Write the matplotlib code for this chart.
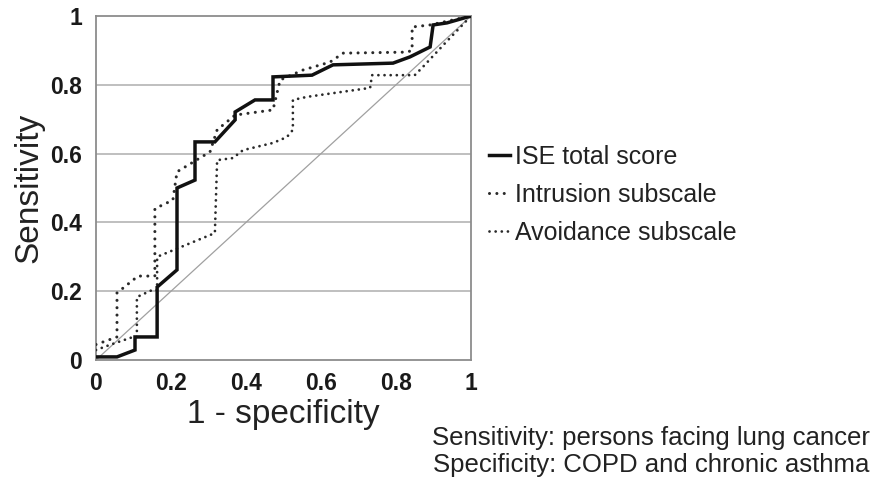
import matplotlib
matplotlib.use("Agg")
import matplotlib.pyplot as plt
from matplotlib.lines import Line2D

plt.rcParams['font.family'] = ['Liberation Sans', 'DejaVu Sans']

# ROC curve data (1 - specificity, sensitivity)
ise_x = [0, 0.056, 0.104, 0.104, 0.163, 0.163, 0.216, 0.216, 0.264, 0.264, 0.317,
         0.371, 0.371, 0.424, 0.472, 0.472, 0.576, 0.632, 0.792, 0.837, 0.891,
         0.899, 0.936, 1.0]
ise_y = [0.009, 0.009, 0.029, 0.067, 0.067, 0.212, 0.262, 0.5, 0.523, 0.634, 0.634,
         0.698, 0.721, 0.756, 0.756, 0.823, 0.828, 0.858, 0.863, 0.881, 0.910,
         0.974, 0.98, 1.0]

intr_x = [0, 0.056, 0.056, 0.112, 0.157, 0.157, 0.205, 0.216, 0.304, 0.323,
          0.371, 0.472, 0.491, 0.552, 0.624, 0.659, 0.829, 0.843, 0.843, 0.891, 1.0]
intr_y = [0.045, 0.067, 0.195, 0.244, 0.244, 0.44, 0.465, 0.547, 0.605, 0.669,
          0.712, 0.727, 0.814, 0.843, 0.866, 0.892, 0.895, 0.9, 0.968, 0.974, 1.0]

avoid_x = [0, 0.037, 0.099, 0.109, 0.109, 0.149, 0.163, 0.163, 0.317, 0.323,
           0.365, 0.392, 0.472, 0.509, 0.525, 0.525, 0.563, 0.731, 0.736, 0.85,
           0.87, 0.93, 1.0]
avoid_y = [0.029, 0.044, 0.067, 0.067, 0.183, 0.203, 0.203, 0.30, 0.369, 0.581,
           0.587, 0.61, 0.631, 0.648, 0.669, 0.756, 0.765, 0.791, 0.828, 0.828,
           0.85, 0.92, 1.0]

ticks = [0, 0.2, 0.4, 0.6, 0.8, 1]
tick_labels = ["0", "0.2", "0.4", "0.6", "0.8", "1"]
series_labels = ["ISE total score", "Intrusion subscale", "Avoidance subscale"]
note_lines = ["Sensitivity: persons facing lung cancer",
              "Specificity: COPD and chronic asthma"]

W, H = 874, 482
fig = plt.figure(figsize=(W / 100, H / 100), dpi=100)
ax = fig.add_axes([96 / W, (H - 360) / H, (471 - 96) / W, (360 - 16) / H])

ax.set_xlim(0, 1)
ax.set_ylim(0, 1)

for t in ticks[1:-1]:
    ax.axhline(t, color='#b4b4b4', lw=1.2, zorder=1)
ax.plot([0, 1], [0, 1], color='#a0a0a0', lw=0.9, zorder=2)

l1, = ax.plot(ise_x, ise_y, color='#111111', lw=2.5, solid_joinstyle='miter', zorder=4)
l2, = ax.plot(intr_x, intr_y, color='#2a2a2a', lw=2.2, linestyle=(0, (0.01, 2.4)),
              dash_capstyle='round', zorder=3)
l3, = ax.plot(avoid_x, avoid_y, color='#2a2a2a', lw=2.0, linestyle=(0, (0.01, 2.2)),
              dash_capstyle='round', zorder=3)

for s in ax.spines.values():
    s.set_color('#8c8c8c')
    s.set_linewidth(1.3)

ax.set_xticks(ticks)
ax.set_xticklabels(tick_labels)
ax.set_yticks(ticks)
ax.set_yticklabels(tick_labels)
ax.tick_params(length=0, labelsize=16.5, colors='#1a1a1a')
ax.tick_params(axis='x', pad=9)
ax.tick_params(axis='y', pad=10)
for lab in ax.get_xticklabels() + ax.get_yticklabels():
    lab.set_fontweight('bold')

ax.set_xlabel("1 - specificity", fontsize=24, color='#222222')
ax.xaxis.set_label_coords(0.5, -0.158)
ax.xaxis.label.set_va('center')
ax.set_ylabel("Sensitivity", fontsize=24, color='#222222', labelpad=4)

leg = fig.legend([l1, l2, l3], series_labels, loc='upper left',
                 bbox_to_anchor=(479 / W, 1 - 135 / H), frameon=False,
                 fontsize=18, handlelength=0.85, handletextpad=0.2,
                 labelspacing=0.55, borderaxespad=0)
for t in leg.get_texts():
    t.set_color('#222222')

fig.text(651 / W, 1 - 438 / H, note_lines[0], ha='center', va='center',
         fontsize=18.5, color='#222222')
fig.text(651 / W, 1 - 465 / H, note_lines[1], ha='center', va='center',
         fontsize=18.5, color='#222222')

fig.savefig("out.png", dpi=100)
◆ ◆ ◆ ◆ ◆ ◆ ◆
Output exactly the span of lines from the top of the listing through the line holding "plt.rcParams['font.family'] = ['Liberation", and leave every picture out.

Write the matplotlib code for this chart.
import matplotlib
matplotlib.use("Agg")
import matplotlib.pyplot as plt
from matplotlib.lines import Line2D

plt.rcParams['font.family'] = ['Liberation Sans', 'DejaVu Sans']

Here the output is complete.